## Task statement:
Within the records below, find each line that holds the string "Write", then copy it.

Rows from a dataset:
(begin)

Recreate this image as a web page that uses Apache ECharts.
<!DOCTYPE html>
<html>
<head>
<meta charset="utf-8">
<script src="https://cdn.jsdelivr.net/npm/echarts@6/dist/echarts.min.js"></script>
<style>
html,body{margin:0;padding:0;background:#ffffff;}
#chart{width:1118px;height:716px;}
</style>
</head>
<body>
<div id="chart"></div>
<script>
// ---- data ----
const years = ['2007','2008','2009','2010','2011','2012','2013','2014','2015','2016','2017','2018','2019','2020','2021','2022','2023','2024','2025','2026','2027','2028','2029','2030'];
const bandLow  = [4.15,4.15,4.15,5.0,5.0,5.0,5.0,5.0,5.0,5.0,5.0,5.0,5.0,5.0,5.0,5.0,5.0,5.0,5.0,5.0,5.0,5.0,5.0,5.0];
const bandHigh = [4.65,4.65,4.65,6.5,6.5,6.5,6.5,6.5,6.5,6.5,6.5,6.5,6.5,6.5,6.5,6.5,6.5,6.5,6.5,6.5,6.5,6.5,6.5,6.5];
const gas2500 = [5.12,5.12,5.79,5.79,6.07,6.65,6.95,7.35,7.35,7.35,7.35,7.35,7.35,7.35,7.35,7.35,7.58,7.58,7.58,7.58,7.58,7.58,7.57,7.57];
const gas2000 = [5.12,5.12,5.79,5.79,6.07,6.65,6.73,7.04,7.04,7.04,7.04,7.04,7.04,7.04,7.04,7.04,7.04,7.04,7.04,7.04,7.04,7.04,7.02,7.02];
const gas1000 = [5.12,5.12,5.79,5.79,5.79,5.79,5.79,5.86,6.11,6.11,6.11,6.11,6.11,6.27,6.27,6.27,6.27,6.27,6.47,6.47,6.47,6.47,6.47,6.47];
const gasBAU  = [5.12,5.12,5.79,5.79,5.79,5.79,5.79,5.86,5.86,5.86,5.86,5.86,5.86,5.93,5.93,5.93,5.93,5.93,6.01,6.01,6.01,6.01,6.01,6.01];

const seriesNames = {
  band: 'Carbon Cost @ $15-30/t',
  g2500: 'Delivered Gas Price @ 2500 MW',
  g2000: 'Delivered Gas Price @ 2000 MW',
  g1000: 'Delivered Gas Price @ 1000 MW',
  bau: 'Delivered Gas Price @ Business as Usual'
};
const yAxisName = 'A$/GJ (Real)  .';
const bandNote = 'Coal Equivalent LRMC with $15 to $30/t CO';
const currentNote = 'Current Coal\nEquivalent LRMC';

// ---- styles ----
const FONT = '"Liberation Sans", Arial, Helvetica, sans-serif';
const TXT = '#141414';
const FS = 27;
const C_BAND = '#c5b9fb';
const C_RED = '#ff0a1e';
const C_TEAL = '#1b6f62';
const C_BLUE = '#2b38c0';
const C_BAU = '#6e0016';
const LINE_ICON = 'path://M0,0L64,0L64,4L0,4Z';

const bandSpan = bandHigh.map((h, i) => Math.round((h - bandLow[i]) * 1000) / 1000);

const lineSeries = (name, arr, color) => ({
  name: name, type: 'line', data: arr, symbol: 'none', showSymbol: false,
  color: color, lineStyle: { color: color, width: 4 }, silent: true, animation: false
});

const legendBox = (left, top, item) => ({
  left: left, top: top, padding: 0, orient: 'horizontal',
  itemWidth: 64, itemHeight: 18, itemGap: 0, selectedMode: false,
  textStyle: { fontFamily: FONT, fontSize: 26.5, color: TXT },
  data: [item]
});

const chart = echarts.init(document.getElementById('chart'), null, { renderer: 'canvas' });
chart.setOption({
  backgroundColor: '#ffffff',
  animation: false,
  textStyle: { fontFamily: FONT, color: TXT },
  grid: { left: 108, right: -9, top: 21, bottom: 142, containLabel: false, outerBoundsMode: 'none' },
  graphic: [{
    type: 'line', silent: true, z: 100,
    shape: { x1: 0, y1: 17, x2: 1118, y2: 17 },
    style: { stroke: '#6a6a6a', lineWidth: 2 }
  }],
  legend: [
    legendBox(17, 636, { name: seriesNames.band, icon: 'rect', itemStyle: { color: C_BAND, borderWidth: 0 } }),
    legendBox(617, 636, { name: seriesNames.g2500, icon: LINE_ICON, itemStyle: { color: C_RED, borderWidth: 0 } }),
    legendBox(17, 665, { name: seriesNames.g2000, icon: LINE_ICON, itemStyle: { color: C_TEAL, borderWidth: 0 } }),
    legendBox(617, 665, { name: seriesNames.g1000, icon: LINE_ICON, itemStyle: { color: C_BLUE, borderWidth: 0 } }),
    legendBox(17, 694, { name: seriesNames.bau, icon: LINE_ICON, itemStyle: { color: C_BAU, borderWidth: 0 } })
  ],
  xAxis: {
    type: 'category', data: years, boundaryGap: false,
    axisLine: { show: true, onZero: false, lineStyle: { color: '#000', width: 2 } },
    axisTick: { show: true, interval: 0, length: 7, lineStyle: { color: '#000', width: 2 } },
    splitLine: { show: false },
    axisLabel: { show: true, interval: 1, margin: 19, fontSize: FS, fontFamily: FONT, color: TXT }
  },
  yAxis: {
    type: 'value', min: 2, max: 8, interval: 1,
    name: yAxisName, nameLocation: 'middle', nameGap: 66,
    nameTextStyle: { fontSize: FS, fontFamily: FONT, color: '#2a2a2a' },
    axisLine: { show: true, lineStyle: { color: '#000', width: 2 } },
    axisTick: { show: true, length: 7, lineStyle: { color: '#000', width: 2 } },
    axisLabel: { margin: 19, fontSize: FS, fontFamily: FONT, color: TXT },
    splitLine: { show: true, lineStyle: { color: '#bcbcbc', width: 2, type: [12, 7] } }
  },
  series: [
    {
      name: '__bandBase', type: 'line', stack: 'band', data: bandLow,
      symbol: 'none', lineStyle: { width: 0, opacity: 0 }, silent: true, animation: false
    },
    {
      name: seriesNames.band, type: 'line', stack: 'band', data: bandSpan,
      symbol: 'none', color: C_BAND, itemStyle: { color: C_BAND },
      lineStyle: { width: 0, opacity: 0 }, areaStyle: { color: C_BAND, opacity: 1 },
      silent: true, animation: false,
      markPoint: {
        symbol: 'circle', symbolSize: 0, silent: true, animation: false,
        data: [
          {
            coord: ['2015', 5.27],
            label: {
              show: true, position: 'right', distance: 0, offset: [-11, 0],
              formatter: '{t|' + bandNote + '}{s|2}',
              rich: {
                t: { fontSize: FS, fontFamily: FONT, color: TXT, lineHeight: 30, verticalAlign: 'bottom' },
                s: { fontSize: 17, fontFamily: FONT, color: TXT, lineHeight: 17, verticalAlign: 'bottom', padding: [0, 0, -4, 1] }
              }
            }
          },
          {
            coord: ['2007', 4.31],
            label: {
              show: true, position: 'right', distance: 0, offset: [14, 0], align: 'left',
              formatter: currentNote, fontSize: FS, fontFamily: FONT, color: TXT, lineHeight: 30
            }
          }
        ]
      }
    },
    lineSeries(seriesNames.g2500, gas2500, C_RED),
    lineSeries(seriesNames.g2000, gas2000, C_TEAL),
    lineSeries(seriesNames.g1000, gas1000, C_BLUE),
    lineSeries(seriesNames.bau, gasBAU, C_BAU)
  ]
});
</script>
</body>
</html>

(end)
(begin)

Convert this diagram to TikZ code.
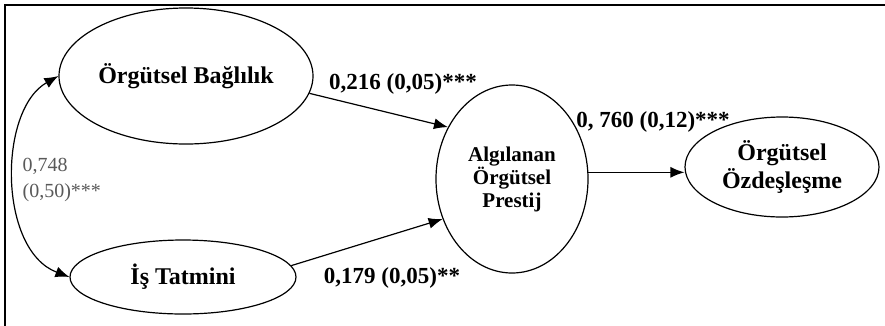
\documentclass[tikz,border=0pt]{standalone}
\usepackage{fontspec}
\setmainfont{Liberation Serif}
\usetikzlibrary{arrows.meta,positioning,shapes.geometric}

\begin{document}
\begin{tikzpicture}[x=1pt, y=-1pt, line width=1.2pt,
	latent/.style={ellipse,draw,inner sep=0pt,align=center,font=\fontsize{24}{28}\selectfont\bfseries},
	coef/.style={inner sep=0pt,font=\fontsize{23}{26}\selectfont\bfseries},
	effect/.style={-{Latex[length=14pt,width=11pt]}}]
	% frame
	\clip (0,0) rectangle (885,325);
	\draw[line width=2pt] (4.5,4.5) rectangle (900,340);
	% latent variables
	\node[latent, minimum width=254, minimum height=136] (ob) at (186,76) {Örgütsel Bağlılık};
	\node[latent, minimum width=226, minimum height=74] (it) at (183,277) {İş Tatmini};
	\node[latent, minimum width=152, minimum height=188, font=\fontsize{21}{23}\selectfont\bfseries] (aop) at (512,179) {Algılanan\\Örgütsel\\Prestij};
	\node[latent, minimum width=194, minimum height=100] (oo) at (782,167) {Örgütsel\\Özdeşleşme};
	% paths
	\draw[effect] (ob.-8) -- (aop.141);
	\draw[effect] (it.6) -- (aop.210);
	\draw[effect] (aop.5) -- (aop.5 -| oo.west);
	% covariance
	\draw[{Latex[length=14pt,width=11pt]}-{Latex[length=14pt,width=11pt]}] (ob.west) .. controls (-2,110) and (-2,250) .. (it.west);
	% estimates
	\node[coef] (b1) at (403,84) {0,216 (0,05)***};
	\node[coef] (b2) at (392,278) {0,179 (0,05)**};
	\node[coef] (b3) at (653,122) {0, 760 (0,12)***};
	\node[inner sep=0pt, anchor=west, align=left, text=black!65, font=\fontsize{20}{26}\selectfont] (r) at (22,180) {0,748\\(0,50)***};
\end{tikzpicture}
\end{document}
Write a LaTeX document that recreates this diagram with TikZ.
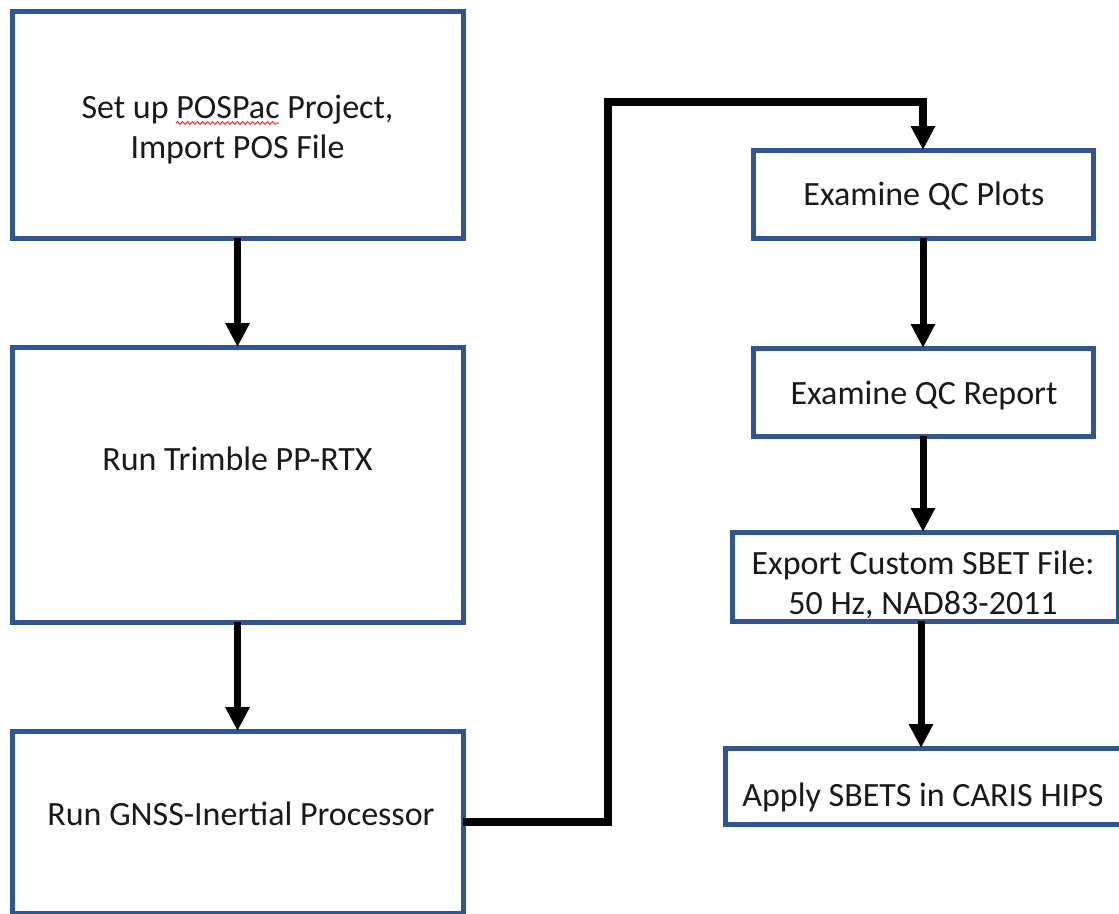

(end)
(begin)

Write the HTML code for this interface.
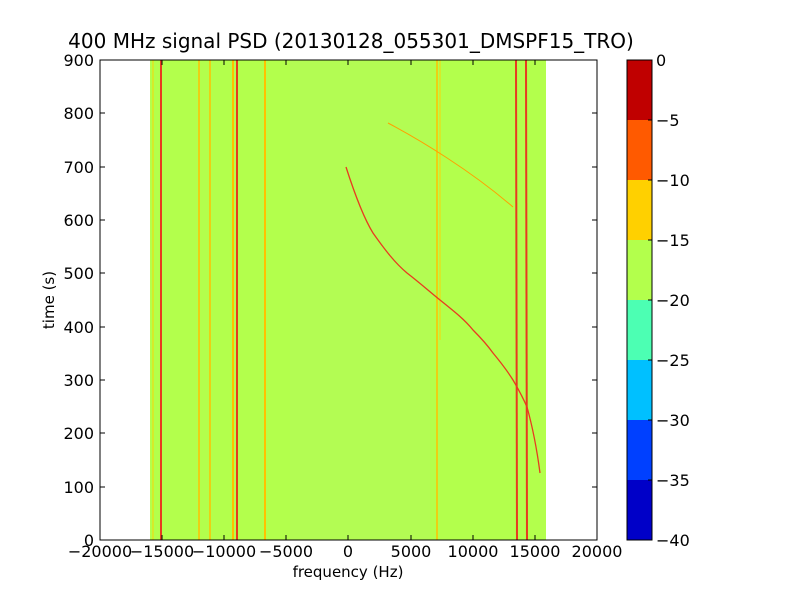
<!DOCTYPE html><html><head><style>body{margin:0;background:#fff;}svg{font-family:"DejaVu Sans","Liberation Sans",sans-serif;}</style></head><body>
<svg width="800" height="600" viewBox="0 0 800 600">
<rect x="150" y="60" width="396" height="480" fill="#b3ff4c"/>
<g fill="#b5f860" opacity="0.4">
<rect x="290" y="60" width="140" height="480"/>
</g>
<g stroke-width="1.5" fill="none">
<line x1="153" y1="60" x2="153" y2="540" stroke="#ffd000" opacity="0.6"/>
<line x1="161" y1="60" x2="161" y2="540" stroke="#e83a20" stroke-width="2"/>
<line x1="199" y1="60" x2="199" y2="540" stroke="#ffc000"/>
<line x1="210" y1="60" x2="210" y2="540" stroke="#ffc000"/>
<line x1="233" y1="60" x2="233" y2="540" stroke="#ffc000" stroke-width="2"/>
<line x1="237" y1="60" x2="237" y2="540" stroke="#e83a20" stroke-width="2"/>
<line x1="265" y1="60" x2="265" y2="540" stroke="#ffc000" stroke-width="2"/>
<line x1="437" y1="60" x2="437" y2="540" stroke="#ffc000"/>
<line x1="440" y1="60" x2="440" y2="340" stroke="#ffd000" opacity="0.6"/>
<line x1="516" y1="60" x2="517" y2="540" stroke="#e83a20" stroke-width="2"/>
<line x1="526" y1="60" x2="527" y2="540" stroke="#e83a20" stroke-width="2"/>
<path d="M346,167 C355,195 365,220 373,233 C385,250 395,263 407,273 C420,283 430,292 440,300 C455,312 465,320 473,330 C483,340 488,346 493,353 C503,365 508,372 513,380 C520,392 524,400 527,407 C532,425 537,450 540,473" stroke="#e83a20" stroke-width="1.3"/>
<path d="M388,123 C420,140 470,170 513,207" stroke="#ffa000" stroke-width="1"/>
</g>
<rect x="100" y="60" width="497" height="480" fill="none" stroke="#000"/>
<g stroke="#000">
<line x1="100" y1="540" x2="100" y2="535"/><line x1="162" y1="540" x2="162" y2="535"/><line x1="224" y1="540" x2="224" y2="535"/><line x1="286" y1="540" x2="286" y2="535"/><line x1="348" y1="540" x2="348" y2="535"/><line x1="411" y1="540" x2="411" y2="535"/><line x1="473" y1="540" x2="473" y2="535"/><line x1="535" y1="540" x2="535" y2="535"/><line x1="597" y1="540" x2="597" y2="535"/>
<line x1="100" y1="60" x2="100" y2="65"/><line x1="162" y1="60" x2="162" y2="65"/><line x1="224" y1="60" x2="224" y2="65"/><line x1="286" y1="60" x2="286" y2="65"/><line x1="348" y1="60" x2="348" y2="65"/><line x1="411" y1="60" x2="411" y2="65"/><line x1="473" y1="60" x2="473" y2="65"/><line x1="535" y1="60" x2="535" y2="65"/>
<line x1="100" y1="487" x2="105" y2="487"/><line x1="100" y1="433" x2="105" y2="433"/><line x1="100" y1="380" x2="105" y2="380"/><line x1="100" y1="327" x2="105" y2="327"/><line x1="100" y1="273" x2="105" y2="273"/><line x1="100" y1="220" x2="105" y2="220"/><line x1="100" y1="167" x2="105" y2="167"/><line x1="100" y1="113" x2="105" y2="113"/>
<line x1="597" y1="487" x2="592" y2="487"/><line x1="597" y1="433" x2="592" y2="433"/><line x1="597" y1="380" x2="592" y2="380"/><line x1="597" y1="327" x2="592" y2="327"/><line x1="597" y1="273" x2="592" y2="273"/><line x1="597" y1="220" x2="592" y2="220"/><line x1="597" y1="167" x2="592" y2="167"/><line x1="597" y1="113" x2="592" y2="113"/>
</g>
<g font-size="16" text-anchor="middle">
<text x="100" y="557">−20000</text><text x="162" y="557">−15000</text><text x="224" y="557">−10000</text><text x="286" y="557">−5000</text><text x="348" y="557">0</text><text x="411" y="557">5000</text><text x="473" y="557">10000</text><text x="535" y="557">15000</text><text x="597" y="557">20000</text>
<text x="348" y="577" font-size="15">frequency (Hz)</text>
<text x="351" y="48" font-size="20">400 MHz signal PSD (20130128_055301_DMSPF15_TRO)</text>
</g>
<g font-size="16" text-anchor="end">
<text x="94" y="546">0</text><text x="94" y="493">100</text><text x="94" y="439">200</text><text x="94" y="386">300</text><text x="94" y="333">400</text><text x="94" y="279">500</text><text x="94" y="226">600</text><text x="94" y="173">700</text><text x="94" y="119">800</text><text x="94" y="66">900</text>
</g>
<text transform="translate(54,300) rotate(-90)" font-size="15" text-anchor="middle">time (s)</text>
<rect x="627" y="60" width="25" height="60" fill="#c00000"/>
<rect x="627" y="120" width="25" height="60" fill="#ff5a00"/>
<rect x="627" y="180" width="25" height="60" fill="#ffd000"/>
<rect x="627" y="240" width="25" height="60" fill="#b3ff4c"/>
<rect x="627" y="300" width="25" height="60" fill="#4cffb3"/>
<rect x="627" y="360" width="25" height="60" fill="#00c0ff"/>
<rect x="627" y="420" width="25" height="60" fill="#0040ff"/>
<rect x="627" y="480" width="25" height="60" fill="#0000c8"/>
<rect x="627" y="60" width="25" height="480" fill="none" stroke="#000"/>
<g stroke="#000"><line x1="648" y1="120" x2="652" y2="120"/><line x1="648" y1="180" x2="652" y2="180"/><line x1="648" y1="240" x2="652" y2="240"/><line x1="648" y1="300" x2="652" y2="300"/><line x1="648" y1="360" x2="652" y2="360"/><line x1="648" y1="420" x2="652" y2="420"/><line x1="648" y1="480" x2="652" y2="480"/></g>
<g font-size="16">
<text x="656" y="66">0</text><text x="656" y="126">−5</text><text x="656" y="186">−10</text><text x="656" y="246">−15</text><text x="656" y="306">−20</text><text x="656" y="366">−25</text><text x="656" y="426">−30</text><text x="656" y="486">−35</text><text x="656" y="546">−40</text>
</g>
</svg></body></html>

(end)

## Exercise answer:
Write a LaTeX document that recreates this diagram with TikZ.
Write the HTML code for this interface.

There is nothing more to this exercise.